- Museum number
- L2013.1
- Object
- Framed oil painting: The Auriol and Dashwood Families by Johan Zoffany (1733-1810), oil on canvas c. 1783-7. On loan from a private collection.
- Description
- Oil painting on canvas in a giltwood frame with applied composition moulding. Landscape format. Conversation piece set in a garden with distant mountain on the right, and (left to right) a banyan, jackfruit and palm tree. Four British gentlemen and two ladies in conversation, with Indian servants. From left to right, an officer in uniform approaches the group; a gentleman in dark suit with arms folded; a seated gentleman in buff coloured coat and dark breeches looking at the officer. Behind him, a hookah-burdar refills his water pipe with tobacco. In the centre, two ladies seated at a tea table, behind them a household bearer refills a silver teapot held on a salver by a page boy.
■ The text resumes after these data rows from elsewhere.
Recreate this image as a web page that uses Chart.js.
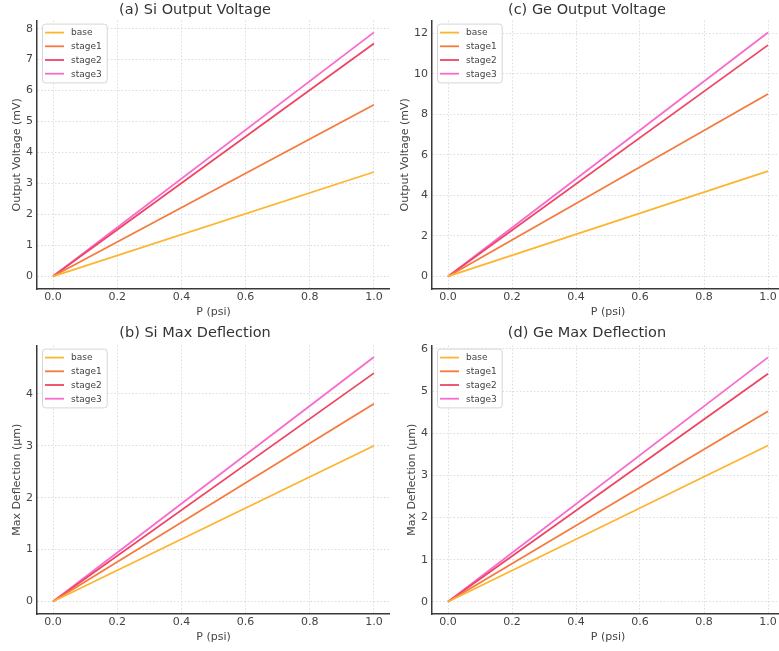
<!DOCTYPE html>
<html lang="en">
<head>
    <meta charset="UTF-8">
    <title>si_ge_sensor</title>
    <script src="https://cdn.jsdelivr.net/npm/chart.js"></script>
    <style>
        body { margin: 0; background: #fff; overflow: hidden; width: 779px; height: 651px; position: relative; }
        canvas { position: absolute; }
    </style>
</head>
<body>
    <canvas id="siVoltage" width="390" height="320" style="left:0;top:0"></canvas>
    <canvas id="geVoltage" width="394" height="320" style="left:390px;top:0"></canvas>
    <canvas id="siDefl" width="390" height="320" style="left:0;top:325px"></canvas>
    <canvas id="geDefl" width="394" height="320" style="left:390px;top:325px"></canvas>
    <script>
        // data (straight lines from 0 psi to 1 psi)
        const pressure = [0, 1];
        const seriesNames = ['base', 'stage1', 'stage2', 'stage3'];
        const seriesColors = ['#fdb52f', '#f57a3e', '#ee4565', '#f76bcd'];

        const siVoltage = [[0, 3.37], [0, 5.54], [0, 7.52], [0, 7.88]];
        const geVoltage = [[0, 5.19], [0, 9.0], [0, 11.41], [0, 12.03]];
        const siDeflection = [[0, 3.0], [0, 3.81], [0, 4.40], [0, 4.71]];
        const geDeflection = [[0, 3.71], [0, 4.52], [0, 5.41], [0, 5.80]];

        const xTicks = [0, 0.2, 0.4, 0.6, 0.8, 1.0];
        const siVoltageTicks = [0, 1, 2, 3, 4, 5, 6, 7, 8];
        const geVoltageTicks = [0, 2, 4, 6, 8, 10, 12];
        const siDeflTicks = [0, 1, 2, 3, 4];
        const geDeflTicks = [0, 1, 2, 3, 4, 5, 6];

        const FONT = '"DejaVu Sans", "Liberation Sans", sans-serif';

        // matplotlib-like legend drawn inside the plot, top-left
        const insideLegend = {
            id: 'insideLegend',
            afterDraw(chart) {
                const ctx = chart.ctx, a = chart.chartArea;
                const ds = chart.data.datasets;
                const x0 = a.left + 5, y0 = a.top + 3, rowH = 13.7;
                ctx.save();
                ctx.font = '9px ' + FONT;
                let w = 0;
                ds.forEach(d => { w = Math.max(w, ctx.measureText(d.label).width); });
                const bw = 29 + w + 5, bh = rowH * ds.length + 4;
                ctx.fillStyle = 'rgba(255,255,255,0.8)';
                ctx.strokeStyle = '#d6d6d6';
                ctx.lineWidth = 1;
                ctx.beginPath();
                ctx.roundRect(x0 + 0.5, y0 + 0.5, bw, bh, 3);
                ctx.fill();
                ctx.stroke();
                ds.forEach((d, i) => {
                    const y = y0 + 9 + i * rowH;
                    ctx.strokeStyle = d.borderColor;
                    ctx.lineWidth = 1.8;
                    ctx.beginPath();
                    ctx.moveTo(x0 + 3, y);
                    ctx.lineTo(x0 + 22, y);
                    ctx.stroke();
                    ctx.fillStyle = '#444';
                    ctx.textBaseline = 'middle';
                    ctx.fillText(d.label, x0 + 29, y + 0.5);
                });
                ctx.restore();
            }
        };

        function makePanel(id, title, yTitle, series, yTicks, yMin, yMax, yWidth, yTitlePad, titlePad) {
            const datasets = series.map((vals, i) => ({
                label: seriesNames[i],
                data: pressure.map((p, j) => ({ x: p, y: vals[j] })),
                borderColor: seriesColors[i],
                borderWidth: 1.8,
                pointRadius: 0,
                fill: false
            }));
            new Chart(document.getElementById(id), {
                type: 'line',
                data: { datasets: datasets },
                plugins: [insideLegend],
                options: {
                    responsive: false,
                    animation: false,
                    layout: { padding: 0 },
                    plugins: {
                        legend: { display: false },
                        tooltip: { enabled: false },
                        title: {
                            display: true,
                            text: title,
                            color: '#333',
                            font: { family: FONT, size: 14.5, weight: 'normal' },
                            padding: titlePad
                        }
                    },
                    scales: {
                        x: {
                            type: 'linear',
                            min: -0.05,
                            max: 1.05,
                            afterBuildTicks: s => { s.ticks = xTicks.map(v => ({ value: v })); },
                            afterFit: s => { s.height = 31; },
                            ticks: {
                                callback: v => Number(v).toFixed(1),
                                color: '#444',
                                padding: 2,
                                maxRotation: 0,
                                font: { family: FONT, size: 11 }
                            },
                            grid: { color: '#d4d4d4', lineWidth: 0.8, drawTicks: false },
                            border: { display: true, color: '#3a3a3a', width: 1.5, dash: [1.5, 2] },
                            title: {
                                display: true,
                                text: 'P (psi)',
                                color: '#444',
                                font: { family: FONT, size: 11 },
                                padding: { top: 0, bottom: 1.4 }
                            }
                        },
                        y: {
                            type: 'linear',
                            min: yMin,
                            max: yMax,
                            afterBuildTicks: s => { s.ticks = yTicks.map(v => ({ value: v })); },
                            afterFit: s => { s.width = yWidth; },
                            ticks: {
                                callback: v => String(v),
                                color: '#444',
                                padding: 4,
                                font: { family: FONT, size: 11 }
                            },
                            grid: { color: '#d4d4d4', lineWidth: 0.8, drawTicks: false },
                            border: { display: true, color: '#3a3a3a', width: 1.5, dash: [1.5, 2] },
                            title: {
                                display: true,
                                text: yTitle,
                                color: '#444',
                                font: { family: FONT, size: 11 },
                                padding: { top: yTitlePad, bottom: 0 }
                            }
                        }
                    }
                }
            });
        }

        makePanel('siVoltage', '(a) Si Output Voltage', 'Output Voltage (mV)', siVoltage,
            siVoltageTicks, -0.41, 8.26, 37, 10.4, { top: 1.6, bottom: 1.6 });
        makePanel('geVoltage', '(c) Ge Output Voltage', 'Output Voltage (mV)', geVoltage,
            geVoltageTicks, -0.62, 12.62, 42, 8.4, { top: 1.6, bottom: 1.6 });
        makePanel('siDefl', '(b) Si Max Deflection', 'Max Deflection (\u03bcm)', siDeflection,
            siDeflTicks, -0.24, 4.93, 37, 10.4, { top: 0, bottom: 3.2 });
        makePanel('geDefl', '(d) Ge Max Deflection', 'Max Deflection (\u03bcm)', geDeflection,
            geDeflTicks, -0.29, 6.08, 42, 15.4, { top: 0, bottom: 3.2 });
    </script>
</body>
</html>
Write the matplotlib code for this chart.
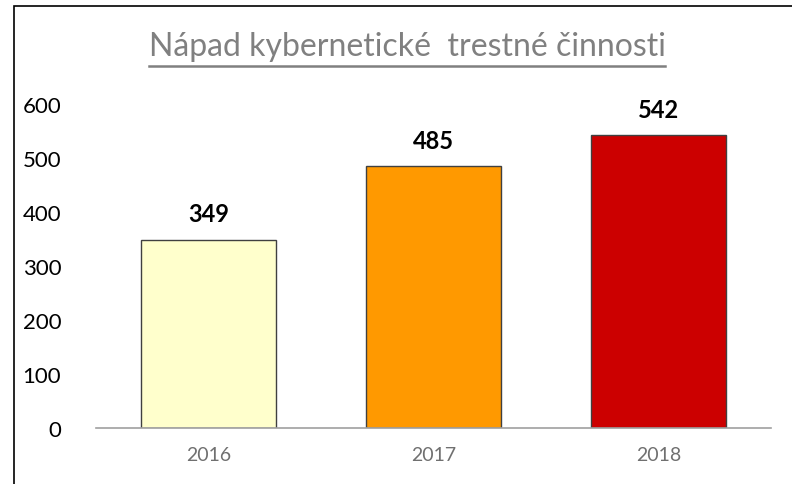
import matplotlib.pyplot as plt
from matplotlib.patches import Rectangle

years = ["2016", "2017", "2018"]
values = [349, 485, 542]
colors = ["#FFFFCC", "#FF9900", "#CC0000"]
title = "Nápad kybernetické  trestné činnosti"

plt.rcParams['font.family'] = ['Lato', 'DejaVu Sans']

fig = plt.figure(figsize=(7.92, 4.85), dpi=100)
ax = fig.add_axes([96 / 792, 1 - 429 / 485, 675 / 792, 324 / 485])

x = range(len(years))
bars = ax.bar(x, values, width=0.6, color=colors, edgecolor="#404040", linewidth=1)

for b, v in zip(bars, values):
    ax.text(b.get_x() + b.get_width() / 2, v + 48, str(v), ha="center", va="center",
            fontsize=17, fontweight="bold", color="black", clip_on=False)

ax.set_xlim(-0.5, 2.5)
ax.set_ylim(0, 600)
ax.set_yticks(range(0, 601, 100))
ax.set_xticks(list(x))
ax.set_xticklabels(years, color="#707070", fontsize=14)
ax.tick_params(axis="y", length=0, labelsize=16, pad=25, colors="black")
ax.tick_params(axis="x", length=0, pad=13)
for s in ["top", "right", "left"]:
    ax.spines[s].set_visible(False)
ax.spines["bottom"].set_color("#A0A0A0")
ax.spines["bottom"].set_linewidth(1.2)

t = fig.text(407 / 792, 1 - 47 / 485, title, ha="center", va="center",
             fontsize=23, color="#808080")

# underline under the title
fig.canvas.draw()
bb = t.get_window_extent()
fig.add_artist(plt.Line2D([bb.x0 / 792, bb.x1 / 792], [1 - 67 / 485, 1 - 67 / 485],
                          color="#808080", linewidth=1.8))

# outer chart border: left and top edges only are inside the image
fig.add_artist(Rectangle((14 / 792, -0.1), 1.0, 1.1 - 7 / 485,
                         fill=False, edgecolor="black", linewidth=1.2,
                         transform=fig.transFigure))

fig.savefig("out.png", dpi=100)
To their right, a gentleman in brown coat seated playing chess with a standing man in green coat, who extends his left hand to receive a letter from a hircarrah (courier) in aubergine tunic and yellow turban. Between the two, in long white muslin jama, a bannian or household steward holding long sheaf of papers.
- Materials
- oil paint
canvas
giltwood - On display?
- Yes
Further description
- Simple name
- painting
- Subject
- portrait
buildings and gardens
everyday life - Dimensions
- framed: 10cm (d) x 157cm (h) x 214cm (w)
image size: 142cm (h) x 198cm (w)
The Auriol and Dashwood Families
Johan Zoffany (1733-1810)
Oil on canvas, about 1783–7
Zoffany’s informal conversation piece offers a glimpse into the colonial life of 1780s Bengal. This tea party under a jackfruit tree is probably set in the garden of James Peter Auriol, an administrator in the East India Company (in green, on the right). His two sisters are seated between their new husbands, with two more brothers on the left.
The painting asserts the connection between three influential families (Auriol, Dashwood and Prinsep) while highlighting their wealth and refinement. It also shows the hierarchies and power relationships between the affluent British and their Indian servants at the time of the empire.